Friday, November 16, 2012
Literature Circles Made Easy - New Resources
The weeks between Thanksgiving and Christmas can be a challenge for you and your students. Everyone is excited about the upcoming winter holidays, and it’s hard to keep kids focused on their work. This is especially true in reading, because when students are reading or working quietly on assignments, their minds can easily wander. Literature Circles to the rescue! This instructional strategy is fun, engaging, and effective, and now is the perfect time to get started!
If you've never tried Literature Circles, you might be wondering what this strategy is all about. Literature Circles are often called Book Clubs, and they operate much like adult book clubs. In a nutshell, students form groups by selecting books that interest them. Then they meet regularly with other students who are reading the same book to discuss what they’re reading. If Literature Circles sound a bit overwhelming, don’t worry! I’ve compiled an entire collection of resources on my website, including some wonderful new book recommendations, to make them extremely easy to implement.
About 15 years ago when I first started my Teaching Resources website, I created a page to gather and share free Literature Circle resources. I eventually added so much content that I had to divide it into several different pages by category. You’ll find descriptions of different Literature Circle strategies, a free webinar recording in which I explain how to implement Literature Circles, and tips for managing Literature Circles in your classroom. Best of all, you'll find page after page of free printables including graphic organizers, organizational tools, and other resources to help you get started. After you finish reading this blog post to learn about my other resources on this topic, you’ll definitely want to visit the main Literature Circles page on Teaching Resources.

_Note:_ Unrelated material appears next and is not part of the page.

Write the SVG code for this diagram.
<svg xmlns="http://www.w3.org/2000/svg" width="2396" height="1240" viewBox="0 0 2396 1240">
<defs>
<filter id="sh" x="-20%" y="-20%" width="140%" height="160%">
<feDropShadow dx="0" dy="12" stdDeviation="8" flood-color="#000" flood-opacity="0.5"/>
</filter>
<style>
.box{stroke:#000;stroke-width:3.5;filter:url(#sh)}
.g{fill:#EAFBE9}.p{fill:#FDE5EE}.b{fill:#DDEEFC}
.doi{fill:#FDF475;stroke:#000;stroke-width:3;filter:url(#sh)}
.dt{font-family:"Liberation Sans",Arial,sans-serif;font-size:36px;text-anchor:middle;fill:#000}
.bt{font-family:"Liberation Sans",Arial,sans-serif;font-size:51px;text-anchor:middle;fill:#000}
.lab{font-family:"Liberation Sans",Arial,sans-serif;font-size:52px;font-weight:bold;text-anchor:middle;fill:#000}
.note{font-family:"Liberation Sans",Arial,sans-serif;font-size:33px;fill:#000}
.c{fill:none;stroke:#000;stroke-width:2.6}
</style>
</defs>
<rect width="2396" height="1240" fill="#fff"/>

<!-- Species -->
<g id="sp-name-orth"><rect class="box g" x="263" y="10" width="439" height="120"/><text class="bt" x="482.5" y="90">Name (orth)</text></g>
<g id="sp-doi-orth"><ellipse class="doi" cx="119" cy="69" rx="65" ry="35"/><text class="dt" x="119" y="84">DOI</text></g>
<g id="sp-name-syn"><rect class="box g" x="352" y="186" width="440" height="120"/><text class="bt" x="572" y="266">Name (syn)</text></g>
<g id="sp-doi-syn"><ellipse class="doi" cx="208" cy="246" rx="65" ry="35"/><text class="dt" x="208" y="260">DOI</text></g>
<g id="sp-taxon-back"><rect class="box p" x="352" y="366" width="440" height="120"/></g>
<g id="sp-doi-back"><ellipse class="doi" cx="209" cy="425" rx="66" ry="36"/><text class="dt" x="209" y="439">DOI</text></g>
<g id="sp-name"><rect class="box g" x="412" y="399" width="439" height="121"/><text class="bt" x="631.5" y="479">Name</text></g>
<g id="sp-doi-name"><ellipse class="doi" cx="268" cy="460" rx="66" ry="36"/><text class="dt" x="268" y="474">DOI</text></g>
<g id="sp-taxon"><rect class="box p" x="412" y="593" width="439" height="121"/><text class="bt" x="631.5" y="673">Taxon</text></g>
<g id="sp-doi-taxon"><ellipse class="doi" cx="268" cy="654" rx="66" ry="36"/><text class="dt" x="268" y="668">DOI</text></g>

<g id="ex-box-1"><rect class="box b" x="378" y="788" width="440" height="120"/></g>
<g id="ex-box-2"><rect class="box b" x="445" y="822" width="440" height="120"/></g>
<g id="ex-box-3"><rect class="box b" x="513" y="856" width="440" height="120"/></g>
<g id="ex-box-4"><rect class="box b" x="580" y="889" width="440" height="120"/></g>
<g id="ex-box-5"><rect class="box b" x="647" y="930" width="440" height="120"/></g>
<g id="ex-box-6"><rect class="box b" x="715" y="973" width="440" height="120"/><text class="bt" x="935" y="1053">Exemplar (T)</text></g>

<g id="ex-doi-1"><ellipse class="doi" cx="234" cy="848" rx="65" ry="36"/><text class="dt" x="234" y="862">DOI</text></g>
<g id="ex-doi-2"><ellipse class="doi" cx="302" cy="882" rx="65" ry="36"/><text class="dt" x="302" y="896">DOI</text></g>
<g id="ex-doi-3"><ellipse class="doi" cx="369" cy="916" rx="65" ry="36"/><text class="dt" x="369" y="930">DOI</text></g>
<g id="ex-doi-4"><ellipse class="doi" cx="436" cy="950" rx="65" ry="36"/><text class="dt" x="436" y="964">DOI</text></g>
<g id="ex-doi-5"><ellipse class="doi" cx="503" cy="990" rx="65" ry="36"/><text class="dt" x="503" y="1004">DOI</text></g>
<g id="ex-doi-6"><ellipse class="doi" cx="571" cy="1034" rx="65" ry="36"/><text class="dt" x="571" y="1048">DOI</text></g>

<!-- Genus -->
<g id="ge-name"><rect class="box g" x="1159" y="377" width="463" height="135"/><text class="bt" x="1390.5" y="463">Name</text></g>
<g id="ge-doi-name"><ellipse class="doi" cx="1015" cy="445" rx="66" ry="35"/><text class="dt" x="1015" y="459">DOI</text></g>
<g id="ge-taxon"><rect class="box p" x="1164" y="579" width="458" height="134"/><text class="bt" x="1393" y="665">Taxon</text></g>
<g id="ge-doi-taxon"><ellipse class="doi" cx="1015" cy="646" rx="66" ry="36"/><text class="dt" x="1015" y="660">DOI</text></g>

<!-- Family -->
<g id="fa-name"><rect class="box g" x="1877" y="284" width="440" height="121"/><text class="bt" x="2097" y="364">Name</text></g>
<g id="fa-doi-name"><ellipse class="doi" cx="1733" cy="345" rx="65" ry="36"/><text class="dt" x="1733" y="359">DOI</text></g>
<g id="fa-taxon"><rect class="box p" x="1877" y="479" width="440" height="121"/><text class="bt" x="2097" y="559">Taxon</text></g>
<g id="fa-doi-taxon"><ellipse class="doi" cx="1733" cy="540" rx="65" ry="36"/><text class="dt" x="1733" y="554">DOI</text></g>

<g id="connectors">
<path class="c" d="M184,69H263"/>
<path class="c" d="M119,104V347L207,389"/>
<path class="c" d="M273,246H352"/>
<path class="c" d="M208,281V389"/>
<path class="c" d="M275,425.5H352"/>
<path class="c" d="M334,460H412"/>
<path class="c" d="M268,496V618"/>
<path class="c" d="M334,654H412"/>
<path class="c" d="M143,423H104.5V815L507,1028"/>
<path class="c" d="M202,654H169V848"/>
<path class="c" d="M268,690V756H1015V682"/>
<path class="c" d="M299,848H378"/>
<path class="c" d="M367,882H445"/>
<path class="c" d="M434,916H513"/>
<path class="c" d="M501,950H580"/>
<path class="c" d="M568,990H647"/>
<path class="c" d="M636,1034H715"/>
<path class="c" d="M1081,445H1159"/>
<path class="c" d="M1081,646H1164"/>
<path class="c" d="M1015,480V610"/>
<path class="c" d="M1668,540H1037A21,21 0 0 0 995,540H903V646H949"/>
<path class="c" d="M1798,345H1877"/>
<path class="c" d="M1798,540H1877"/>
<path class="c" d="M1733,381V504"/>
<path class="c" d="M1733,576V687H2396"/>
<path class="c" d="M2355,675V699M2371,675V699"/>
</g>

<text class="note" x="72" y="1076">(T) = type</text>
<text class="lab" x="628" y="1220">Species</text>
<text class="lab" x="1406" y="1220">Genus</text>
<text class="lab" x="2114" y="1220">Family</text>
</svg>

Teachers used to assign roles in Literature Circles, but that’s no longer the norm. I experimented with Literature Circles for many years and eventually developed an effective and fun method that does not use roles. This method worked so well for me that I created a slidecast eLearning course to share my strategies with others. Classroom Book Clubs: Literature Circles Made Easy consists of a series of short videos in which I share a step-by-step method for getting started with Literature Circles. This teaching resource is available on CD or as a digital download, and it includes student printables and organizational forms. If you’d like to know more, you can watch a short video on my Literature Circles page on Teaching Resources. You can also preview the complete packet of printables online.

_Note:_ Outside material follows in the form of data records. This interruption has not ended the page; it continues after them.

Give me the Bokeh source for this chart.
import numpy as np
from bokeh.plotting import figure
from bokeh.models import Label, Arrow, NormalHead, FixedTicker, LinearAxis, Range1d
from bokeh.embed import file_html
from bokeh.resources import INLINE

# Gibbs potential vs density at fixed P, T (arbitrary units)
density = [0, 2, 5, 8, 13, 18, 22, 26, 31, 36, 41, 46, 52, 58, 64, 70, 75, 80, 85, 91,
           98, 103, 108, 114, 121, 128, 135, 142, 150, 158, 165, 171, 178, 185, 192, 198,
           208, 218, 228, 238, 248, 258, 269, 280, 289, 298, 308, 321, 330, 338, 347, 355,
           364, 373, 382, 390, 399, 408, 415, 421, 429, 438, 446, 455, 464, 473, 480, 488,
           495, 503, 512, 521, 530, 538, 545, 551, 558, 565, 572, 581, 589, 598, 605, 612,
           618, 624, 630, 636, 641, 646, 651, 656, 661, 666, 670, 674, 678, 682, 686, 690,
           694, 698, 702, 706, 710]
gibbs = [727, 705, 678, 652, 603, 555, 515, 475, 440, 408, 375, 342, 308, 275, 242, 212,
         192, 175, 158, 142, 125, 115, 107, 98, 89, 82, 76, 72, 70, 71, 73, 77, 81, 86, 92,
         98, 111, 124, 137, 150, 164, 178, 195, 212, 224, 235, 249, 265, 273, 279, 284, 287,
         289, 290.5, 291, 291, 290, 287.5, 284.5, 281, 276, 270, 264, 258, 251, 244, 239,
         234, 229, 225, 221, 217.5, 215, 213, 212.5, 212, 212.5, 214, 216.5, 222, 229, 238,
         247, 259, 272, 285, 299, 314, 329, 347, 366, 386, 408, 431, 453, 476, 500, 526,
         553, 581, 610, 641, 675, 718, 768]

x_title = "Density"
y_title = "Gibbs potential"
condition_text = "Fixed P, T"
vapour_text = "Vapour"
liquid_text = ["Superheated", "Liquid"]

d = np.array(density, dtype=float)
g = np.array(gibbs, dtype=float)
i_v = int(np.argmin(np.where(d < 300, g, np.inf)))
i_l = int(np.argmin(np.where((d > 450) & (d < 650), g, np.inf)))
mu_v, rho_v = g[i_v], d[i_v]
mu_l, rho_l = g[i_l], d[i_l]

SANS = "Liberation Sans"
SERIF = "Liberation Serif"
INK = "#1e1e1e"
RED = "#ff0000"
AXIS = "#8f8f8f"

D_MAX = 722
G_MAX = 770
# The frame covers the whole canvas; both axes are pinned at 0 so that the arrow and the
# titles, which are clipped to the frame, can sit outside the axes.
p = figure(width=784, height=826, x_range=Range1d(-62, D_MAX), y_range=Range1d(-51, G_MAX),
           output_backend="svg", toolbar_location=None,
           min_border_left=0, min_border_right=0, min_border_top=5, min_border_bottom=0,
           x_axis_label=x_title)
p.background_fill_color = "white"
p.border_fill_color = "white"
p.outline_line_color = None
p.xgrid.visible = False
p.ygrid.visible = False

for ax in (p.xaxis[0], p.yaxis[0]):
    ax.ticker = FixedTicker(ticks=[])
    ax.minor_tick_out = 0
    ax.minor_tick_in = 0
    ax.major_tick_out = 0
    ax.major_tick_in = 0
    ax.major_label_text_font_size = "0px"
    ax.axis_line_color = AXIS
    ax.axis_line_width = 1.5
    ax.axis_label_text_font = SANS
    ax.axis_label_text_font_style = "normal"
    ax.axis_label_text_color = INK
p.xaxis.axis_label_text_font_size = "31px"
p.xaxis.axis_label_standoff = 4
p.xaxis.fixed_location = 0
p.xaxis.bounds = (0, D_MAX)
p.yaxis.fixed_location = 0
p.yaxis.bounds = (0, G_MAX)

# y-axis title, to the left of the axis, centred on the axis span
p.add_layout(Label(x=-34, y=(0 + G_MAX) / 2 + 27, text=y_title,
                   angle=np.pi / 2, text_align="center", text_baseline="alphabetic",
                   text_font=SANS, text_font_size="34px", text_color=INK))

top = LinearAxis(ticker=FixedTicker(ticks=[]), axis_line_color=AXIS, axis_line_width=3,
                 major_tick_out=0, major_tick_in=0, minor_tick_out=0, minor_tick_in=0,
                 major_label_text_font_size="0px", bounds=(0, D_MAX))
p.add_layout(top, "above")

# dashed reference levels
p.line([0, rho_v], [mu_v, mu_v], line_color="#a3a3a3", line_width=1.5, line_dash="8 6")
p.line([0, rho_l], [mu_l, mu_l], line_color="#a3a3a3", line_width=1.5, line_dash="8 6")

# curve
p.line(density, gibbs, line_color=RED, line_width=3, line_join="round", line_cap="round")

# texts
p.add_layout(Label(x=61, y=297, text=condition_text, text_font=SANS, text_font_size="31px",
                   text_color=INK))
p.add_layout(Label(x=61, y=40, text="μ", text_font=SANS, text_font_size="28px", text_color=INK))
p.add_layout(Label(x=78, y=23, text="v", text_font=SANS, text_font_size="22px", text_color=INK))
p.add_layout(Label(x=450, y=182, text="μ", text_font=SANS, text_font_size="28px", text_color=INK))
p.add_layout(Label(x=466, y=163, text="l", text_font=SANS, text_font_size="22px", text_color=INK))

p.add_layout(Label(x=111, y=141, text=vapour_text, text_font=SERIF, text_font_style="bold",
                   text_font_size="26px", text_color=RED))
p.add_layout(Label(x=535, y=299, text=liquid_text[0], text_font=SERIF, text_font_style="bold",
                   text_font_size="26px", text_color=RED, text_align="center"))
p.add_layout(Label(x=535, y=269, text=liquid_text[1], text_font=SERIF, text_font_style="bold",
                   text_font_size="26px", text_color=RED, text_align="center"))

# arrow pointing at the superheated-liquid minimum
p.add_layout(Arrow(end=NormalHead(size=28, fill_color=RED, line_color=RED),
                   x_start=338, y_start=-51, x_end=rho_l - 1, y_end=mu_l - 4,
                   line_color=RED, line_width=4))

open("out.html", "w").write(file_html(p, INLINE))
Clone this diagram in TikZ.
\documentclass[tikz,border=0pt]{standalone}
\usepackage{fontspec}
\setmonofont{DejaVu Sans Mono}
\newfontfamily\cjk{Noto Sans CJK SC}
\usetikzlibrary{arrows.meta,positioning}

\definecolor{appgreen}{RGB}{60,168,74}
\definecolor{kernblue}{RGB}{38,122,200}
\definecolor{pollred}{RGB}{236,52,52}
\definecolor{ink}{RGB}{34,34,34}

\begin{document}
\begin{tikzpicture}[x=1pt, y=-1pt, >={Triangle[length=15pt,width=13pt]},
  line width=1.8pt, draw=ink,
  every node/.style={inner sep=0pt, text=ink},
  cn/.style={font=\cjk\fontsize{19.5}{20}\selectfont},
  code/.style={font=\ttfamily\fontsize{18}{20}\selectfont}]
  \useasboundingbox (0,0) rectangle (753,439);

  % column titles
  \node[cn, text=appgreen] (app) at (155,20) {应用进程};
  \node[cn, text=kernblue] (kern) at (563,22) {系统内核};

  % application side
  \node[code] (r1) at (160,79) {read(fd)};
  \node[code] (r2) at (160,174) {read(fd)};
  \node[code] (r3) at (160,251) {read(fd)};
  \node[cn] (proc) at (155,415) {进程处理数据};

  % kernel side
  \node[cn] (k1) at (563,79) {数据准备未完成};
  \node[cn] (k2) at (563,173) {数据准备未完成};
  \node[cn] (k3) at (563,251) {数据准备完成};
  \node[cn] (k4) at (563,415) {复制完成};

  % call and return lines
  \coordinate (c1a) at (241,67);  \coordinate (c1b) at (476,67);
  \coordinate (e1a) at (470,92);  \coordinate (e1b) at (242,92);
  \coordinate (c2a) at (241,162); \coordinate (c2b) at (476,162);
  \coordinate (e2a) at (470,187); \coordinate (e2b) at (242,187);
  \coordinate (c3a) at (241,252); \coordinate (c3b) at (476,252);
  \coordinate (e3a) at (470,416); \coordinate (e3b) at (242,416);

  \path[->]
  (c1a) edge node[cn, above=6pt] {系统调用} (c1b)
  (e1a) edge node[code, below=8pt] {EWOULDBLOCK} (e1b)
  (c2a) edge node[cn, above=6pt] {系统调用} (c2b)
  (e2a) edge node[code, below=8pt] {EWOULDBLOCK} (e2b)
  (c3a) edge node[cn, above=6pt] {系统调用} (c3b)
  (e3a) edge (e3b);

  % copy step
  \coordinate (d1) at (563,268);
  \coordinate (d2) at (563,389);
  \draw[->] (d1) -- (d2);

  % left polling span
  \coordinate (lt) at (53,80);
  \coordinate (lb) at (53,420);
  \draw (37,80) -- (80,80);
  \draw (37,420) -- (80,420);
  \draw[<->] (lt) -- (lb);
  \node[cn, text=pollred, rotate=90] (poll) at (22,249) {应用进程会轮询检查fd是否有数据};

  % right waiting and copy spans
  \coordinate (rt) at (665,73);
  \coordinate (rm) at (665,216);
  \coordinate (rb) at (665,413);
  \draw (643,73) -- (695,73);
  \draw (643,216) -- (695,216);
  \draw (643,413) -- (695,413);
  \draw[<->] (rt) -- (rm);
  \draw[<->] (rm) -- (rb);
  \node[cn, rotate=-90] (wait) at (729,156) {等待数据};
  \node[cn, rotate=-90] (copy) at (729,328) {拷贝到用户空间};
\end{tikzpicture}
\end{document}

One of the most critical elements of developing a great Literature Circles program is locating terrific books for students to read and discuss. Unfortunately, this step can be difficult and time-consuming because after you locate the books, you need to find time to preview them before sharing them with your class. Fortunately, help is on the way!

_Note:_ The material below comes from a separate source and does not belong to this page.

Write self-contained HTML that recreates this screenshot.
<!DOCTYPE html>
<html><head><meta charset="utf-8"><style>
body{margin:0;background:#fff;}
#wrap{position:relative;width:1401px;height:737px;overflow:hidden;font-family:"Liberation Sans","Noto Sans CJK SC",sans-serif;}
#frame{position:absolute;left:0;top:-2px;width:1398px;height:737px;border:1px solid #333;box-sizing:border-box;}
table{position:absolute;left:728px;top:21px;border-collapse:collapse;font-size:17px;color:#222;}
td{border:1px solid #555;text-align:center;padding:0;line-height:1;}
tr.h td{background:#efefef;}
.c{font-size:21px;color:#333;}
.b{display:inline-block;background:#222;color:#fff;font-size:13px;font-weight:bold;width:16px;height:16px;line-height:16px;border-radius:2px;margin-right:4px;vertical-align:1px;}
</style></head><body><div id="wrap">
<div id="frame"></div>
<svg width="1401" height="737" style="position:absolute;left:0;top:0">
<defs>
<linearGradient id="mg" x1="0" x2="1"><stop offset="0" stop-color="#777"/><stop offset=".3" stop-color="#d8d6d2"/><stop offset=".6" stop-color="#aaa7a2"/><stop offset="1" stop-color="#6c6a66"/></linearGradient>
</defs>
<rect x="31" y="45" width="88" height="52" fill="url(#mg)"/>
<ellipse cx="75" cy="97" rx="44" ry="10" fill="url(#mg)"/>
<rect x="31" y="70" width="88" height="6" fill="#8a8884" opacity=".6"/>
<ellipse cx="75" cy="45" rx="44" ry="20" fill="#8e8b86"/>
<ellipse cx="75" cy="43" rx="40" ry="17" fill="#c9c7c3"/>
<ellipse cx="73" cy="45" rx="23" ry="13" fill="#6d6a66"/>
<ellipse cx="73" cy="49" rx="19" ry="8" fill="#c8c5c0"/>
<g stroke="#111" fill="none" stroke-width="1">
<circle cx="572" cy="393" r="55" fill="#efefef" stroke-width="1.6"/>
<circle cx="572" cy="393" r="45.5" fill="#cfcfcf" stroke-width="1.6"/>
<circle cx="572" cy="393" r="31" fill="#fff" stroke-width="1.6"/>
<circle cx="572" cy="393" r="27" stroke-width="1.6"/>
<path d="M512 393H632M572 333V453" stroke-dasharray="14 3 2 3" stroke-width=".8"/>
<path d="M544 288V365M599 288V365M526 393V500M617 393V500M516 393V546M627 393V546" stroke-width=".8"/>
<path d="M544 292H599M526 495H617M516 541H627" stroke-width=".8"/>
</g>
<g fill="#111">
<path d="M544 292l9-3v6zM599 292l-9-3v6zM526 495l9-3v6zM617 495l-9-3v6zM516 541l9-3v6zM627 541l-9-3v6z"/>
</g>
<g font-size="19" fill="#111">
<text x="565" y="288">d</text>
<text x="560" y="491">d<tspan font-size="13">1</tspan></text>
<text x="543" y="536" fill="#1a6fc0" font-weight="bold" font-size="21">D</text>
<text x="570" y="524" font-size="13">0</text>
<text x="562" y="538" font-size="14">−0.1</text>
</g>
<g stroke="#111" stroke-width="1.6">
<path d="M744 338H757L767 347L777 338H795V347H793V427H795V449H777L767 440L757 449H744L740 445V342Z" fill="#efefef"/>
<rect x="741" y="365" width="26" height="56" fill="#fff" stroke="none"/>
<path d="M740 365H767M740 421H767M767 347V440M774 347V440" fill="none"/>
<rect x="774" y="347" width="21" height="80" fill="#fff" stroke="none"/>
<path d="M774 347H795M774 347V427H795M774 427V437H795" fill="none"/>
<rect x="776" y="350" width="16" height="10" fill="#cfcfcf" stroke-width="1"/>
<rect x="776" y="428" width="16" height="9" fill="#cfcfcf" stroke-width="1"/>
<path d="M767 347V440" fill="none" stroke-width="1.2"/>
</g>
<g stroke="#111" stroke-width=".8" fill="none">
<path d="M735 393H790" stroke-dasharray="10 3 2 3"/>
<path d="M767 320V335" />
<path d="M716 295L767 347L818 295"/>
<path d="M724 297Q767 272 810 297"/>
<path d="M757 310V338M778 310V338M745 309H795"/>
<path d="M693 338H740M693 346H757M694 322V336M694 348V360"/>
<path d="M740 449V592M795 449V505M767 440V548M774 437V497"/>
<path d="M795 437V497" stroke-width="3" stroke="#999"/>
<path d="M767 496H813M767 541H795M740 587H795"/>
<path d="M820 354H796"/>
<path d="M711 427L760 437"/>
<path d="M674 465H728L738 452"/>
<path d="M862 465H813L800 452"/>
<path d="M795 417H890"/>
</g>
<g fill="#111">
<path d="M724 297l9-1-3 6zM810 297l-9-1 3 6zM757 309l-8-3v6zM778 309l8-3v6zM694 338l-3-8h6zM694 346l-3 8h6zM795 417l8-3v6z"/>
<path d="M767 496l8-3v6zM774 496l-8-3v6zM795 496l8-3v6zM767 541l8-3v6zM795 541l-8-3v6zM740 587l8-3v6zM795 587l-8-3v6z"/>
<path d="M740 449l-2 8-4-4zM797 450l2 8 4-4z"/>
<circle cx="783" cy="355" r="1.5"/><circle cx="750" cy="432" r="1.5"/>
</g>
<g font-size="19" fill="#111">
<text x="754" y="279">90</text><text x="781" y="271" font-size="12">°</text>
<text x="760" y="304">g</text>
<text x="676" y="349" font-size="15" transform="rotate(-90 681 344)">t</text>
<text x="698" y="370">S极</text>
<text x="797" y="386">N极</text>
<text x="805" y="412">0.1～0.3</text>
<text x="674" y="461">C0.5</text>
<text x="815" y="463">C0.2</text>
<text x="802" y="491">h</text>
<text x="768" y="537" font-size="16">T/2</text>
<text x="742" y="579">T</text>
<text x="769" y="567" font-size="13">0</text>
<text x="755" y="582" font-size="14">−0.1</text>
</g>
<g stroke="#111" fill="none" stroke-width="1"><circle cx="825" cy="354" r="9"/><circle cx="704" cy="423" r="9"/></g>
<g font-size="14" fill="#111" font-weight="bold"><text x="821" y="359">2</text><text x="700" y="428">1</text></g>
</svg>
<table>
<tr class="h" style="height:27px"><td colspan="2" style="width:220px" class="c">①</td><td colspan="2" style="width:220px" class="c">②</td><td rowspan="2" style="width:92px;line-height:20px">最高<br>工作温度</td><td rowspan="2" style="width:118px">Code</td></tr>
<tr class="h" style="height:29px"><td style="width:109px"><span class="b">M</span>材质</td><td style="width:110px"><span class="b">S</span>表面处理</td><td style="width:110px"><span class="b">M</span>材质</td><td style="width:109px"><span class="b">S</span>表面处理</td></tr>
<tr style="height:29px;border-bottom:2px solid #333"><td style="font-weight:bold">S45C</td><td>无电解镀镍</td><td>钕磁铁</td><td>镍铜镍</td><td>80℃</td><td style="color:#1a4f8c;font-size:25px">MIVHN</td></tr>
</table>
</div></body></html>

A few months ago, I embarked on a major undertaking – to create a huge collection of Literature Circle books recommended by teachers for teachers. I’m excited to announce that Favorite Literature Circles Resources is now live on my website. Here you can find book recommendations for professional reading as well as four pages of book recommendations for students in one convenient location. The student books are categorized by genre, and you can click the book covers on those pages to read more recommendations on Amazon.com. I’m working to add links to the audio CD versions of those books so you can differentiate instruction for your struggling readers. The audio versions will also save you time because you can listen to them to preview the books before using them with your class.
Collaborate and Share
What’s your favorite book for Literature Circles? If you would like to help add to the growing collection of teacher recommendations, click this Google Doc link to share your favorite title with us. From time to time, I’ll update the pages with new book titles, and I may use your suggestions to create a downloadable list of recommendations. Click here to sign up for my free Candler's Classroom Connections newsletter to be sure you're notified of new resources on this topic.
Good luck with Literature Circles! I hope these resources help you and your students enjoy the weeks between Thanksgiving and Christmas, making this an enjoyable and stress-free time in the classroom!